Intervention de Pierre Lellouche

Réunion du 15 juin 2010 à 21h30
Débat préalable au conseil européen des 17 et 18 juin 2010 — Débat interactif et spontané

Pierre Lellouche, secrétaire d'État :

Madame David, dans ce modeste secrétariat d’État, il faut être omniscient tant les sujets traités sont variés. Moi aussi, j’aurais aimé que nous évoquions les questions d’immigration et d’asile, qui concernent l’Europe et nos concitoyens. Ces questions méritent un vrai débat, entre gens responsables, et ne doivent pas se réduire à l’échange de noms d’oiseaux.

Je ne peux que souscrire à votre volonté de préserver notre modèle social, sur lequel portait la seconde partie de votre question. La spécificité européenne tient à son modèle social, unique au monde. En ce moment, l’Europe est confrontée à une grave dépression à la fois démographique et économique. Notre croissance économique est douze fois inférieure à celle de la Chine et sept fois inférieure à celle de l’Inde. Dans ce domaine, avec 1, 5 point de croissance pour la France et l’Allemagne et encore moins pour les autres pays, le moins qu’on puisse dire est que nous ne faisons pas la course en tête.

Surtout, notre faible croissance démographique rend très difficile la préservation de notre modèle social. Si l’on comptait six travailleurs pour un pensionné, nous ne serions pas contraints de réformer notre système de retraite !

Tout à l’heure, M. Chevènement, que j’écoutais avec bonheur, refaisait le débat sur la ratification du traité de Maastricht. Il disait sa préférence pour les monnaies nationales, estimant que la création de la monnaie unique était une erreur. Or les pays de l’Union qui ont conservé leur monnaie nationale ne sont pas bien vaillants. Si les Islandais sont candidats à l’Union européenne, ce n’est pas un hasard ; si les Britanniques ont à cœur, bien qu’ils n’en fassent pas partie, que les pays de la zone euro solutionnent leurs problèmes, c’est qu’ils savent parfaitement qu’ils ne peuvent pas faire cavalier seul.

La Norvège, où je me trouvais hier, a beau être riche de son pétrole et de son gaz – ce pays de 4 millions d’habitants dispose d’un fonds de réserve de 400 milliards d’euros ! –, elle sait fort bien que son sort est lié à celui de la zone euro.

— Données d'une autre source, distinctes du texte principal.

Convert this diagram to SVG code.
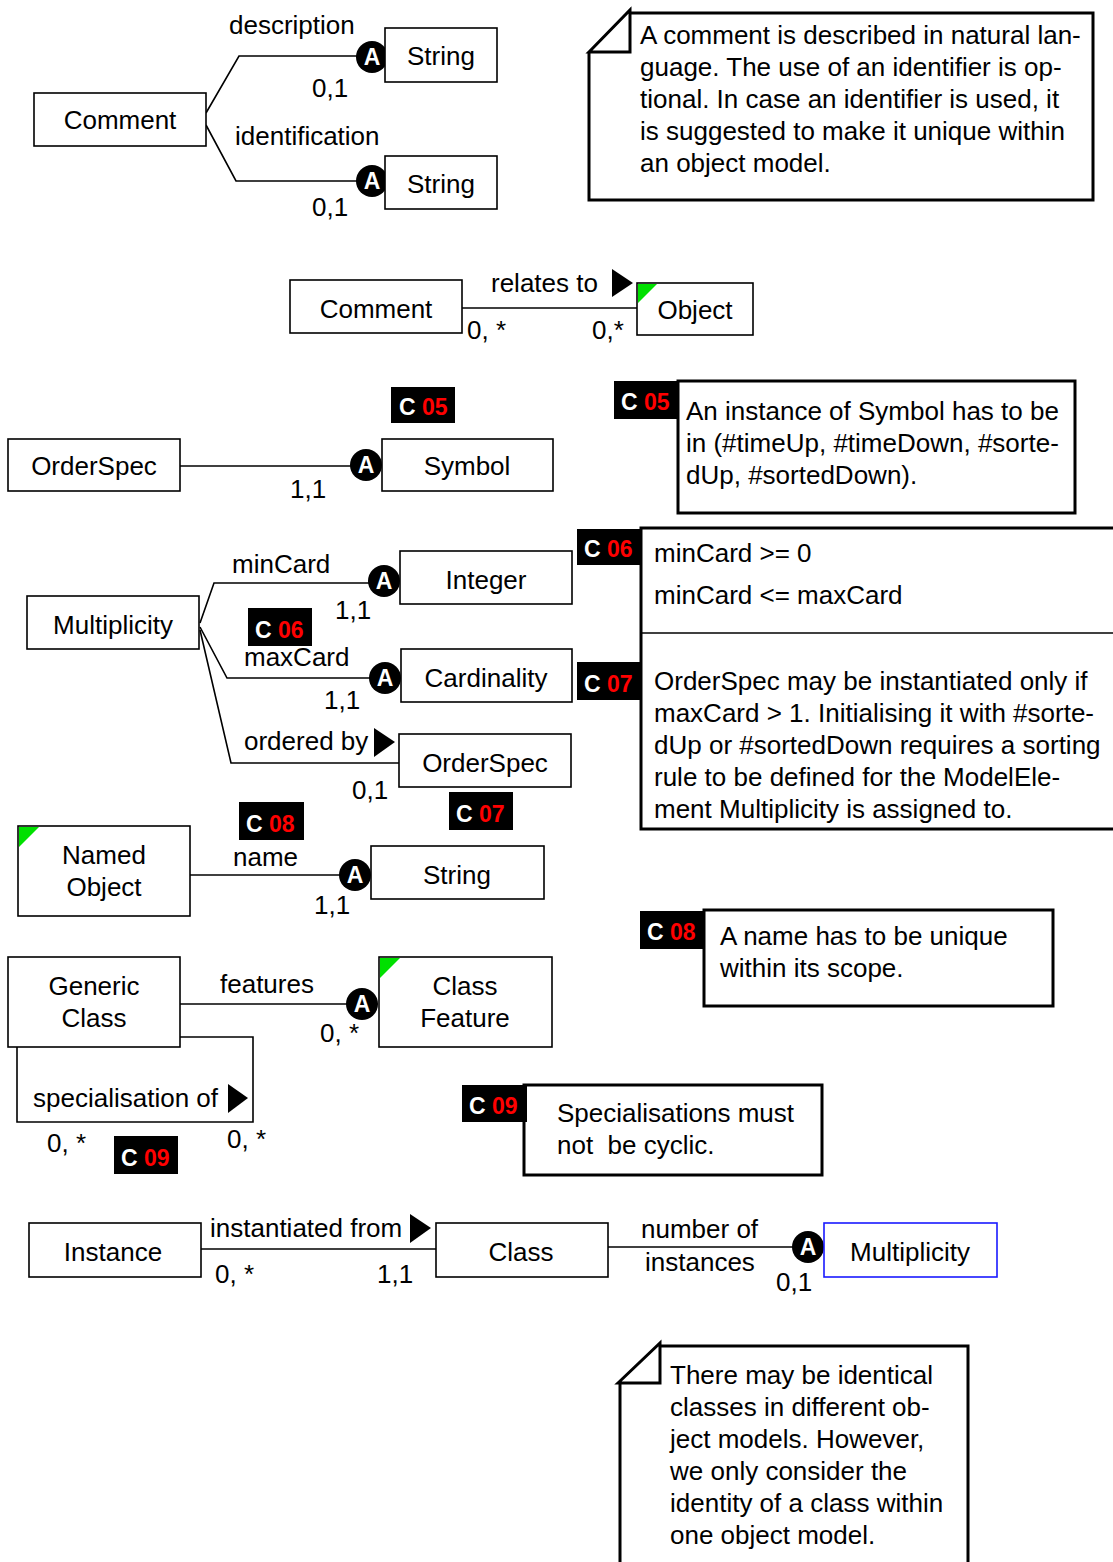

Si, pour vous, la solution pour lutter contre les délocalisations consiste à rétablir les monnaies nationales et à maintenir envers et contre tout un système qui n’est pas finançable, alors permettez-moi de vous dire que vous ne ferez qu’amplifier et accélérer les délocalisations.

Madame David, savez-vous combien la France compte de travailleurs frontaliers ? Ils étaient 100 000 voilà dix ans ; ils sont désormais 320 000 ! Ces travailleurs partent non pour le Vietnam ou la Chine, mais, pour la majorité d’entre eux, pour le Luxembourg et la Suisse – deux pays très riches à monnaie forte –, et également pour l’Allemagne et la Belgique. Savez-vous ce qui les motive ? Ils sont payés 50 % de plus ! Cherchez l’erreur !

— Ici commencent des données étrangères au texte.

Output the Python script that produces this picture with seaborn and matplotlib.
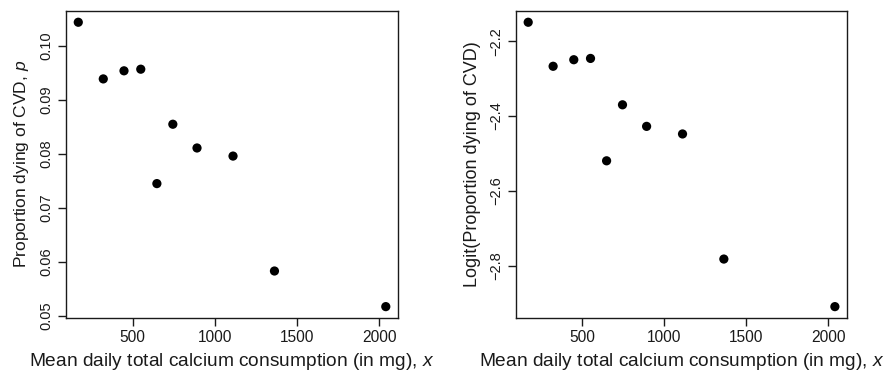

Tout se joue dans la différence qui existe entre les niveaux de fiscalité et les contraintes sociales qui pèsent sur les entreprises. Libre à vous, madame, d’accroître ces contraintes et de choisir une voie solitaire vers la croissance, mais ne soyez pas étonnée du résultat ! Après tout, nous sommes en démocratie !

Pour ma part, je tiens compte des réalités. C’est pourquoi j’estime que nous devons nous engager dans une politique concertée de croissance pour aller chercher ce point de croissance qui nous manque. Et nous l’obtiendrons non pas grâce à notre démographie, mais grâce à nos spécialités technologiques, grâce à ce qui fait la force de l’Europe, sa valeur ajoutée. Il nous faut donc investir dans la recherche, dans les technologies de pointe et harmoniser autant que possible les règles fiscales et sociales pour permettre à l’industrie et à la recherche de coopérer pleinement. Tel est l’objectif d’un gouvernement économique, lequel n’est aucunement synonyme de nivellement par le bas.

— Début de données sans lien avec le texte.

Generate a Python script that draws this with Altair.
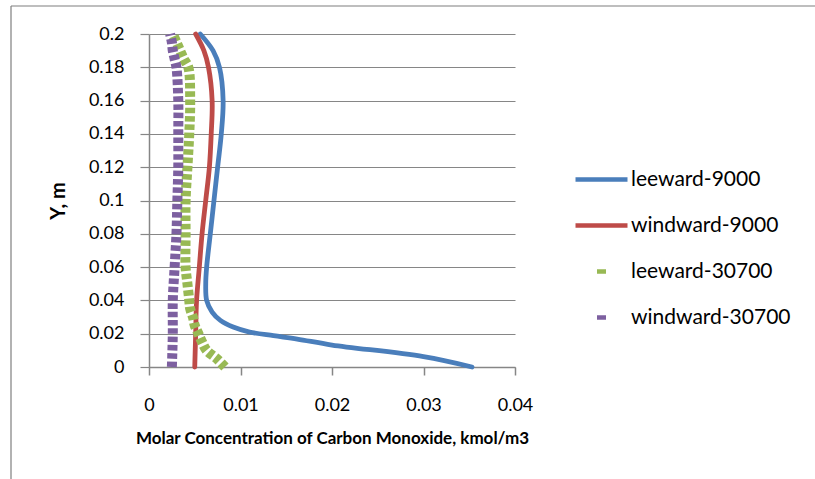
import altair as alt
import pandas as pd

# ---------------- data ----------------
series_names = ["leeward-9000", "windward-9000", "leeward-30700", "windward-30700"]
series_colors = ["#4A7EBB", "#BE4B48", "#98B954", "#7D60A0"]

lee9000_y = [0, 0.0062, 0.0132, 0.0168, 0.0188, 0.021, 0.024, 0.028, 0.033, 0.04,
             0.05, 0.06, 0.08, 0.10, 0.12, 0.14, 0.16, 0.18, 0.19, 0.20]
lee9000_x = [0.0353, 0.0300, 0.0200, 0.0162, 0.0136, 0.0110, 0.0092, 0.0078, 0.0069, 0.0063,
             0.0062, 0.0063, 0.0067, 0.0071, 0.0075, 0.0079, 0.0081, 0.0077, 0.0070, 0.0056]

wind9000_y = [0, 0.02, 0.04, 0.06, 0.08, 0.10, 0.12, 0.14, 0.16, 0.18, 0.19, 0.20]
wind9000_x = [0.0050, 0.0051, 0.0052, 0.0055, 0.0058, 0.0062, 0.0066, 0.0068, 0.0069, 0.0065,
              0.0060, 0.0051]

lee30700_y = [0, 0.005, 0.01, 0.015, 0.02, 0.025, 0.03, 0.035, 0.04, 0.05, 0.06, 0.08,
              0.10, 0.12, 0.14, 0.16, 0.18, 0.185, 0.19, 0.195, 0.20]
lee30700_x = [0.0083, 0.0074, 0.0063, 0.0058, 0.0054, 0.0050, 0.0048, 0.0045, 0.0044, 0.0042,
              0.0040, 0.0040, 0.0040, 0.0042, 0.0044, 0.0045, 0.0043, 0.0038, 0.0034, 0.0030,
              0.0026]

wind30700_y = [0, 0.02, 0.04, 0.06, 0.08, 0.10, 0.12, 0.14, 0.16, 0.18, 0.185, 0.19, 0.195, 0.20]
wind30700_x = [0.0025, 0.0026, 0.0026, 0.0028, 0.0030, 0.0031, 0.0032, 0.0032, 0.0032, 0.0030,
               0.0028, 0.0026, 0.0025, 0.0023]

x_ticks = [0, 0.01, 0.02, 0.03, 0.04]
y_ticks = [0, 0.02, 0.04, 0.06, 0.08, 0.10, 0.12, 0.14, 0.16, 0.18, 0.20]

x_title = "Molar Concentration of Carbon Monoxide, kmol/m3"
y_title = "Y, m"

# ---------------- table ----------------
rows = []
for name, ys, xs in [
    (series_names[0], lee9000_y, lee9000_x),
    (series_names[1], wind9000_y, wind9000_x),
    (series_names[2], lee30700_y, lee30700_x),
    (series_names[3], wind30700_y, wind30700_x),
]:
    for i, (yv, xv) in enumerate(zip(ys, xs)):
        rows.append({"series": name, "y": yv, "x": xv, "i": i})
df = pd.DataFrame(rows)

FONT = "Lato"
GRID = "#868686"

x_enc = alt.X(
    "x:Q",
    scale=alt.Scale(domain=[0, 0.04], nice=False, zero=False),
    axis=alt.Axis(
        values=x_ticks, format="~g", grid=False, title=x_title,
        domainColor=GRID, domainWidth=1.5, tickColor=GRID, tickWidth=1.5, tickSize=8,
        labelFont=FONT, labelFontSize=18, labelColor="#000000", labelPadding=30,
        labelBaseline="middle", labelFlush=False,
        titleFont=FONT, titleFontSize=17, titleFontWeight="bold", titleColor="#000000",
        titleY=71, titleBaseline="middle",
    ),
)
y_enc = alt.Y(
    "y:Q",
    scale=alt.Scale(domain=[0, 0.2], nice=False, zero=False),
    axis=alt.Axis(
        values=y_ticks, format="~g", grid=True, gridColor=GRID, gridWidth=1.2,
        title=y_title,
        domainColor=GRID, domainWidth=1.5, tickColor=GRID, tickWidth=1.2, tickSize=9,
        labelFont=FONT, labelFontSize=18, labelColor="#000000", labelPadding=16,
        labelFlush=False,
        titleFont=FONT, titleFontSize=20, titleFontWeight="bold", titleColor="#000000",
        titleX=-91, titleY=166.5, titleBaseline="middle", titleAngle=270,
    ),
)
color_scale = alt.Scale(domain=series_names, range=series_colors)
legend = alt.Legend(
    title=None, orient="none", legendX=424, legendY=117,
    symbolType="stroke", symbolSize=2704, symbolStrokeWidth=4.5,
    labelFont=FONT, labelFontSize=21, labelColor="#000000", labelOffset=1,
    rowPadding=7,
)

base = alt.Chart(df).encode(
    x=x_enc, y=y_enc,
    color=alt.Color("series:N", scale=color_scale, legend=legend),
    order=alt.Order("i:Q"),
)

layers = []
for k, name in enumerate(series_names):
    sub = base.transform_filter(alt.datum.series == name)
    if k < 2:
        layers.append(sub.mark_line(strokeWidth=4.8, interpolate="catmull-rom",
                                    strokeCap="round"))
    else:
        layers.append(sub.mark_line(strokeWidth=10, interpolate="catmull-rom",
                                    strokeDash=[5.5, 2.8], strokeCap="butt"))

legend_layer = base.transform_filter("false").mark_line().encode(
    strokeDash=alt.StrokeDash(
        "series:N",
        scale=alt.Scale(domain=series_names,
                        range=[[1, 0], [1, 0], [0, 21.5, 9, 21.5], [0, 21.5, 9, 21.5]]),
        legend=legend,
    )
)

frame_df = pd.DataFrame({"k": [0]})
frame_top = alt.Chart(frame_df).mark_rule(color="#7F7F7F", strokeWidth=1.2).encode(
    x=alt.value(-138), x2=alt.value(700), y=alt.value(-28)
)
frame_left = alt.Chart(frame_df).mark_rule(color="#7F7F7F", strokeWidth=1.2).encode(
    x=alt.value(-138), y=alt.value(-28), y2=alt.value(460)
)

chart = alt.layer(frame_top, frame_left, *layers, legend_layer).properties(
    width=366, height=333,
    autosize=alt.AutoSizeParams(type="none"),
    padding={"left": 149, "top": 34, "right": 300, "bottom": 112},
    background="#FFFFFF",
).configure_view(stroke=None)

chart.save("out.html", embed_options={"renderer": "svg", "actions": False})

En ce qui concerne le dispositif d’aide publique au développement, il a donné lieu à quelques divergences avec certains pays, notamment avec les États nordiques et la Grande-Bretagne qui souhaitaient instaurer un système triennal alors que nous manquions de la visibilité nécessaire.

L’Europe, qui produit 30 % du PIB mondial, fournit 56 % de l’APD. La contribution de la France devrait se situer au niveau intermédiaire de 0, 51 % du revenu national brut en 2010. Nous n’atteindrons donc pas l’objectif de 0, 70 %, j’en conviens, et nous ne nous inscrivons pas dans une vision triennale, mais je n’ai pas pour autant l’impression que nous soyons parmi les plus mauvais, loin de là.

J’ajoute que les fonds de l’aide publique au développement sont désormais communautarisés. Ils portent l’empreinte du drapeau européen. Et bien souvent – je le dis comme je le pense –, lorsque la France veut engager une action à titre national, parce qu’elle traverse une crise ou parce qu’elle pourrait y trouver un intérêt politique, elle ne peut plus le faire, faute d’argent. Il s’agit là d’une vraie question, qui mériterait que nous y réfléchissions ensemble.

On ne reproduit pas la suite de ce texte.